Recently after a 20 year gap I returned to thinking about D&D. I had ran a campaign many years ago and now my daughters are older and interested I wished to run a small campaign for them. This time however I wanted to learn more of the art of making a fantasy world live and breath. Luckily I had joined this website a while ago, when I felt the urge to do some role-playing returning.

My first thought was to make a map, I had often found in the past that just the act of putting something onto paper started me thinking about what was happening in that area of the map. So after some time spent looking at all the cool tools available to people these days I was most intrigued by a product used by a number of people here, Fractal Terrain Pro. I already had access to Photoshop and Illustrator at work, so I went and purchased Campaign Cartographer and Fractal Terrain Pro to round off my Software collection.
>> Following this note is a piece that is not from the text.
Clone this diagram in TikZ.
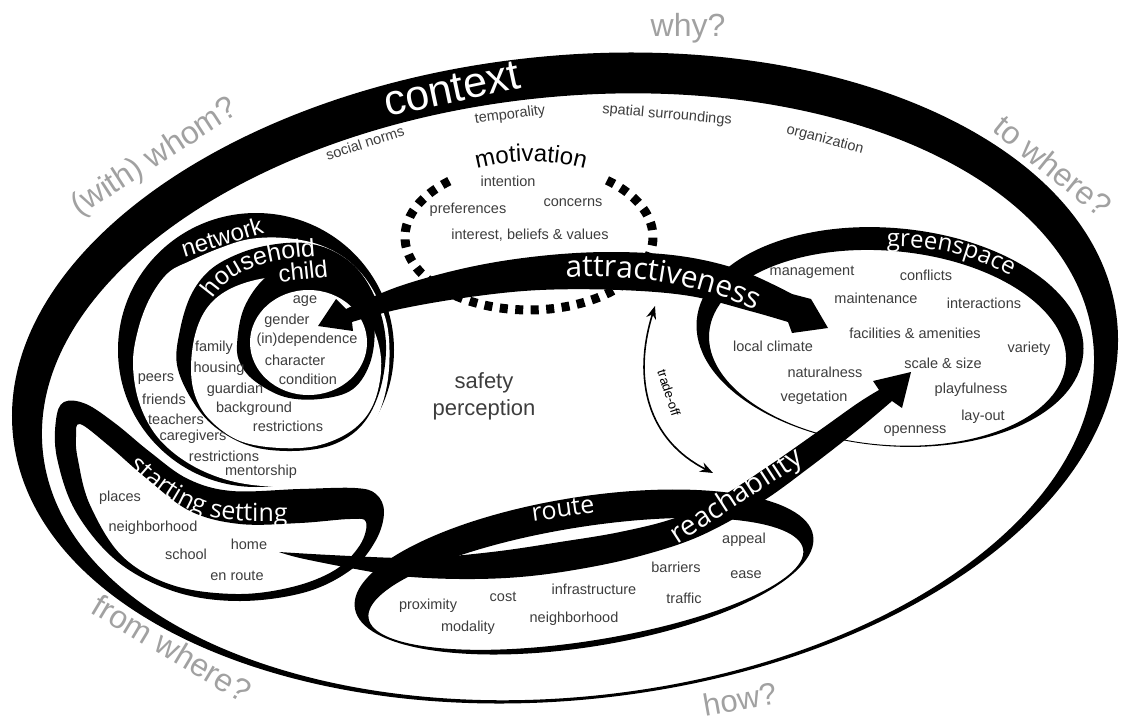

Fractal Terrain Pro turned out to be fascinating and the tutorials on this site and the authors helped make it usable. After attempting to make three or four worlds from the ground up, I finally got the hang of it (no expert mind, but I could get it to do most of the things I want). My latest world with the right touch ups, desert making and temperature fiddling turned out the way I wanted it to be. It took that long for me to "get" that I had to use the product to make the worlds I wanted, rather expect it to churn out perfect worlds from scratch. Once I "got" it, it turned out to be a great tool for the job and I would recommend it to anyone "making worlds"!

Armed with a world, I set out to find a 200mile long island to play with. After a quick look I noticed one perfectly placed in the southern hemisphere, and after a quick session of mountain raising and temperature fiddling it met my requirements perfectly. Oddly I also notice it had not had any generated rivers on it, although the rest of my world had a number, but more on this later.

Having found my Island, I named it the "Isle of Cathava" and saved the "View" of it in the view manager, and set about extracting the useful information from Fratal Terrain Pro. First of all I produced a large JPG file about 4096 pixels wide, with the shading turned on for land, and all the altitudes set to white, and the sea was black. I took this and opened it up in Photoshop, where I captured and moved the shading to a new layer, made a blank white outline of the island on another layer and saved it all for later as a PSD file. You can see an example below and if clicked upon will take you to a higher resolution image.



In FTP the island is pretty much covered in Temperate forest, apart from the top of the large mountain, which has some ice and tundra. The background story had a fallen Hobgoblin civilisation inhabiting the island, which had fragmented into a number of different tribes of Hobgoblins, Goblins and Bugbears (with a few other nasties thrown in here and there). Human settlers had arrived 40 years or so ago on the southern tip of the island and had rapidly spread north deforesting and settling en route.

Moving forward I wanted at least three maps, showing terrain, contours and political. As the contour information is held in FTP, I saved my view as a CC2 file, took it into campaign cartographer, where I saved it straight back out again as a DXF file. I loaded the DXF file into Adobe Illustrator, selected all the contour lines and cut and pasted them as a smart object onto my map in photoshop in another window. After a small amount of resizing and placement it fit exactly where I wanted it to and I had the start of my contour map.

With a little selecting and painting of Hypsometric colors stolen from an 1880's french map on reliefshading.com I had the basics of a reasonable contour map, after quickly turning on the shading layer (relief from now on) and halving the opacity we end up with a contour map which you can see below, click on it for a larger version: -



With the contour map almost finished (still need rivers), I moved onto playing with textures for the terrain map, this process was more complex than I can explain here. Suffice to say the southern tip has significantly less forest to account for the encroaching settlers. Anyway to cut to the chase here it is, unfinished, but starting to come together. Again, you can click for a larger version: -



As you can see I added a scale, compass rose and some text, I am still unhappy with the scale and plan to remove it and try again with something less modern looking, the rest is ok. Also please note no rivers ...

Then with increasing confidence I grabbed hold of Wilbur (from the author of FTP), exported the view of my island as an MDR and headed off to generate some rivers. Only to be sadly thwarted, when the rivers seemed to do all kinds of weird things. If anyone else can get it working, I would love to see the result, here is a link to the MDR file I exported from FTP.

cathava.mdr

Not being one to be put off, until I can work out how to get Wilbur to do what I want, I read the river police thread and attempted to add my own rivers. It would be most helpful if anyone could check them over for me and tell me where I have made any mistakes in placement. Once again please click for a larger image, in addition this time a yet larger image is also available below: -



Much larger image (2mb)

There are notes regarding river placement on the map itself, these reflect changes which need to be transferred back to the source maps.

Please note these maps are all works in progress and as such may be a little rough in certain parts. I would be interested in any comments anyone has to share as this is my first foray into mapping.